How would I find the Field's elments generator?

Question

Suppose we would construct a Field $F=GF(2^4)$ by using $f(x)=x^4+x^3+x^2+x+1$. In this case the generator is $\alpha=x+1$. Why $\alpha$ here is equal to $x+1$ how would I find this?

Answer 1

you need to check that the order of $x+1$ is $15$. This will show that it is the generator.

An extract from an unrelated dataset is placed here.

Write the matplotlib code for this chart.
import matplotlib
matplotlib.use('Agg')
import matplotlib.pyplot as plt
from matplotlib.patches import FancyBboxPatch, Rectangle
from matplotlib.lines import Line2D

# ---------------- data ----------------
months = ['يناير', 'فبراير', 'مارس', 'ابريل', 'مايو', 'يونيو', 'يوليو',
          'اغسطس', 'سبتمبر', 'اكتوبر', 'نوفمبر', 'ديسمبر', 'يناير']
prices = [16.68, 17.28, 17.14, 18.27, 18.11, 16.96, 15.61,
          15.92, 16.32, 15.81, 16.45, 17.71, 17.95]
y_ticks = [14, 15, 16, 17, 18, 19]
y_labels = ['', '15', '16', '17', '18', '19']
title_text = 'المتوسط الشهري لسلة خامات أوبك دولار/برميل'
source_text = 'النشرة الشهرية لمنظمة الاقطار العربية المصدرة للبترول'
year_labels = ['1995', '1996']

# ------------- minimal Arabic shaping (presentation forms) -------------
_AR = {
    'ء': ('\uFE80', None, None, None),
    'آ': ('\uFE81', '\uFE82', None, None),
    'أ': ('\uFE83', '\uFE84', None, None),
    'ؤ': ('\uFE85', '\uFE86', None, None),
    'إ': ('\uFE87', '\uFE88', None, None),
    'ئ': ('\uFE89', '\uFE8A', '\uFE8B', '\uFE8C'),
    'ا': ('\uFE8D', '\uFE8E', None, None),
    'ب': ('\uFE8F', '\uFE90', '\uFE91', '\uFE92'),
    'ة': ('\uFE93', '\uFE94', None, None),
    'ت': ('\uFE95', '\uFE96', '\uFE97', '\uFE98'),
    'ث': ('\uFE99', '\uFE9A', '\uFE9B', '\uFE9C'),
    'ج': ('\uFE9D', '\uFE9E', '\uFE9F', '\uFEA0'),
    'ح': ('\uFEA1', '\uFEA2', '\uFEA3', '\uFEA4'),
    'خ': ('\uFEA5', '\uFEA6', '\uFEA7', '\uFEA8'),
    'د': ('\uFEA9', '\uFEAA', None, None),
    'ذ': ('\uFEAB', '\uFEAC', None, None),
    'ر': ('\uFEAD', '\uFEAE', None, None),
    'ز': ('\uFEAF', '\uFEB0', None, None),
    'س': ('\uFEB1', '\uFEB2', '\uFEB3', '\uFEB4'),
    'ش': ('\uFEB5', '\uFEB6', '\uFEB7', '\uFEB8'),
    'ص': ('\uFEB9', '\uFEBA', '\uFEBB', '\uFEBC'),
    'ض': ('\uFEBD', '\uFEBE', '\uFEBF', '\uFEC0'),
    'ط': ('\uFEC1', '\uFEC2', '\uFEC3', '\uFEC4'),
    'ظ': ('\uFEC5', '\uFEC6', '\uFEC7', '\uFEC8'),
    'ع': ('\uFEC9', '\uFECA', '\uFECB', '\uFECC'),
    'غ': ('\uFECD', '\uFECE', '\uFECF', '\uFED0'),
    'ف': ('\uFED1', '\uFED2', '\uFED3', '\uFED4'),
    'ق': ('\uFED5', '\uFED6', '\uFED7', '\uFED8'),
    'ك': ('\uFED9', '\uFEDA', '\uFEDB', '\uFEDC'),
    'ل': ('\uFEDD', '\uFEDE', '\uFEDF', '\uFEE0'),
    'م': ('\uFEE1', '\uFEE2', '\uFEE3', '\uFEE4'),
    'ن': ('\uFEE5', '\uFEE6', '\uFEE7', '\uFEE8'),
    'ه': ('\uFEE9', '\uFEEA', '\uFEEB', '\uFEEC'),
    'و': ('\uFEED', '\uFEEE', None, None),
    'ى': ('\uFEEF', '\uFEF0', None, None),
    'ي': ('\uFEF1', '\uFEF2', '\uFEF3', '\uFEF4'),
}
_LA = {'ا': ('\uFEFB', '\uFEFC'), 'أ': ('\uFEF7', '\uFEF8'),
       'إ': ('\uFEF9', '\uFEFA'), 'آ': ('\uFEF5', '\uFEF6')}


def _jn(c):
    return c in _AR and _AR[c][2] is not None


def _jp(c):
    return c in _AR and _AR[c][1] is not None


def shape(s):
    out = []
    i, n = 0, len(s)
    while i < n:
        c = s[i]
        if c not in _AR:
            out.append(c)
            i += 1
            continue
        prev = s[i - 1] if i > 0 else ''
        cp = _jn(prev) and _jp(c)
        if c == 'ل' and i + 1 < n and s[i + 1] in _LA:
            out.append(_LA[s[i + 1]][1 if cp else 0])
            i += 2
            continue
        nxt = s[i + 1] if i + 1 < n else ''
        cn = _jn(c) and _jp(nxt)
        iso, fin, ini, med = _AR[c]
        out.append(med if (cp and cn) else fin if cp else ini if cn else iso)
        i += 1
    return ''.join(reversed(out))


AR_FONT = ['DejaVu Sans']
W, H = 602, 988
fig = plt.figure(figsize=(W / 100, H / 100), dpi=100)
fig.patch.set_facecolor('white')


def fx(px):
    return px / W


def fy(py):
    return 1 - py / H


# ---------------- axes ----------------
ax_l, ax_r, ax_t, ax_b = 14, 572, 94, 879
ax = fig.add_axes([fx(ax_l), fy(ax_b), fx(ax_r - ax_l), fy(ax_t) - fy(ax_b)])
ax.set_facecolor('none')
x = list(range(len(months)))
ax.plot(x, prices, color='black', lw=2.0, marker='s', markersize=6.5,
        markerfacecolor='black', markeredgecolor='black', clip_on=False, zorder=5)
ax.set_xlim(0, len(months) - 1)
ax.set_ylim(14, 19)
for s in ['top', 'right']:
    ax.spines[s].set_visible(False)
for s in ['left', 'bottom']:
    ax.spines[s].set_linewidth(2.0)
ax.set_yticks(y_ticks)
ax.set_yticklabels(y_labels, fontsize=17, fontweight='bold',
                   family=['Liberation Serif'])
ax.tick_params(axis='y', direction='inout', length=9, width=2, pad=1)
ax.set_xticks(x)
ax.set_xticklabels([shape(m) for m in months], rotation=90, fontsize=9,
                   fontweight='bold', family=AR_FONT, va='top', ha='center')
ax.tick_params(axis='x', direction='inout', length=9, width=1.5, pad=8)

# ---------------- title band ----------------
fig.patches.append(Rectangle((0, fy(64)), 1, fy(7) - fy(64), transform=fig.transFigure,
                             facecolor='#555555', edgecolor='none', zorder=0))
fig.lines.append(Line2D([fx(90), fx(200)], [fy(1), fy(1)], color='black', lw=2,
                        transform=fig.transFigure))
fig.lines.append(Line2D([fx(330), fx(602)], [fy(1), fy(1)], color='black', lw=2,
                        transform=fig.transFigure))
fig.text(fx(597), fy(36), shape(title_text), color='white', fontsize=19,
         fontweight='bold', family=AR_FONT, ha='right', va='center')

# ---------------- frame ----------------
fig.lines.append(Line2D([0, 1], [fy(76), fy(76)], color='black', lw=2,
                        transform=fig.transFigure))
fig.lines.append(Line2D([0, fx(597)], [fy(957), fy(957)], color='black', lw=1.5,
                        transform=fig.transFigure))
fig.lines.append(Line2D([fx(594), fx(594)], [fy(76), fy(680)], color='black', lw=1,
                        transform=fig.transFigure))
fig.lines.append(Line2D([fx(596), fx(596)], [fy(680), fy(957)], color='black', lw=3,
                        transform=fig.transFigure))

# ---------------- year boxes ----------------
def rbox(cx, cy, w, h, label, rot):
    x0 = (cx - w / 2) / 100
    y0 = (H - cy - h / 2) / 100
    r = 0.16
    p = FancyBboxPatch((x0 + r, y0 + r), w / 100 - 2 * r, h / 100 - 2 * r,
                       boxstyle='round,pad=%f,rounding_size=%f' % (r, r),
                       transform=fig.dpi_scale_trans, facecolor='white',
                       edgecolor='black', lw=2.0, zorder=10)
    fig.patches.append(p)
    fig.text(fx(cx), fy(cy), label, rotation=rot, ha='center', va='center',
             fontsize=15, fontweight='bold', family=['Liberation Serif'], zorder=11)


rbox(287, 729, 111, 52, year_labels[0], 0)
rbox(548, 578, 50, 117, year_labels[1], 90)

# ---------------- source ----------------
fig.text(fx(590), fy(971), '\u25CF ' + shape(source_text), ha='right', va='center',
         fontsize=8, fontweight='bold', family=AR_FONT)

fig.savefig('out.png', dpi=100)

The possible orders of any element in $\mathbb{F_{2^4}}$ is $1,3,5,15$. So now you should check which of these is the order of $x+1$. For example, \begin{align*} (x+1)^5 & = (x+1)(x+1)^4\\ & = (x+1)(x+1)^2(x+1)^2\\ & = (x+1)(x^2+1)^2 && ((a+b)^2 \equiv a^2+b^2 \text{ in } \mathbb{F_{2^4}})\\ & = (x+1)(x^4+1)\\ & = (x+1)(x^3+x^2+x) && (\because x^4+x^3+x^2+x+1 \equiv 0 \text{ in } \mathbb{F_{2^4}})\\ &= x^4+x\\ & = x^3+x^2+1\\ & \neq 1. \end{align*} So the order of $x+1$ is NOT $5$. Similarly rule out that the order cannot be $1$ or $3$.